Stateside Louisiana: School Vouchers and the Privatization of Public Education

posted Aug 13, 2012, 3:43 AM by Bill Duncan   [ updated Aug 13, 2012, 3:45 AM ]
Link




Submitted by Elaine Magliaro Guest Blogger

In May, David Sirota penned an article for Salontitled Selling out Public Schools. In it, he said that Mitt Romney, President Obama, and both of our major political parties were “assaulting public education.”

Sirota wrote:

On the Republican side, the Washington Post reports Mitt Romney just unveiled “a pro-choice, pro-voucher, pro-states-rights education program that seems certain to hasten the privatization of the public education system” completely. On the other side, Wall Street titans in the Democratic Party with zero experience in education policy are marshaling tens of millions of dollars to do much of what Romney aims to do as president – and they often have a willing partner in President Barack “Race to the Top” Obama and various Democratic governors.

Funded by corporate interests who naturally despise organized labor, both sides have demonized teachers’ unions as the primary problem in education — somehow ignoring the fact that most of the best-performing public school systems in America and in the rest of the world are, in fact, unionized. (Are we never supposed to ask how, if unions are the primary problem, so many unionized schools in America and abroad do so well?) Not surprisingly, these politicians and activists insist they are driven solely by their regard for the nation’s children — and they expect us to ignore the massive amount of money their benefactors (and even the activists personally) stand to make by transforming public education into yet another private profit center. Worse, they ask us also to forget that in the last few years of aggressive “reform” (read: evisceration) of public education, the education gap has actually gotten far worse, with the most highly touted policies put in place now turning the schoolhouse into yet another catalyst of crushing inequality.

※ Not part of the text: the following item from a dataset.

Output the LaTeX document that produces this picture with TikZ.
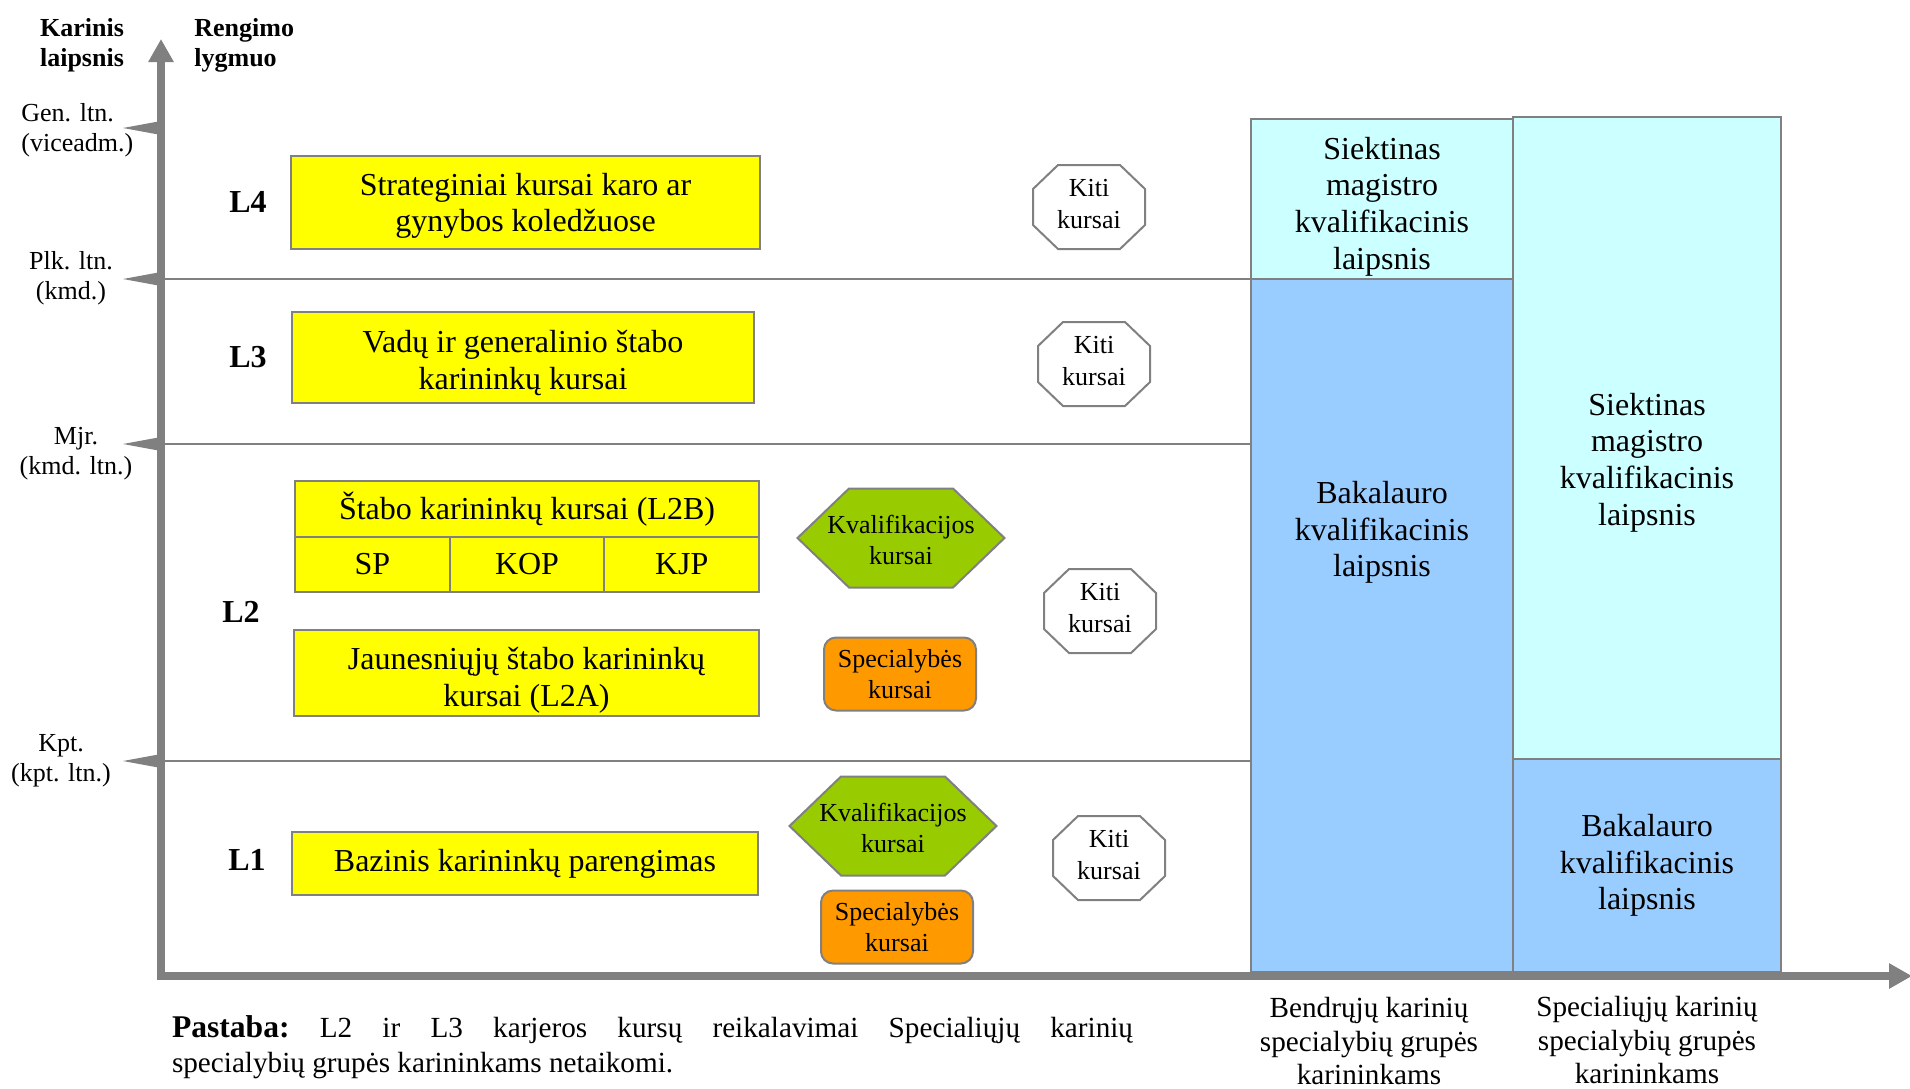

Sirota says that charter schools and vouchers are one of the five most “prominent” of these policies. I would agree. There has been an education movement afoot for a many years whose aim is less about reforming public schools and more about the privatization of public education. One of the first steps in the “reform” process is funneling public money away from traditional public schools to “privately administered” charter schools and to private schools via tuition vouchers.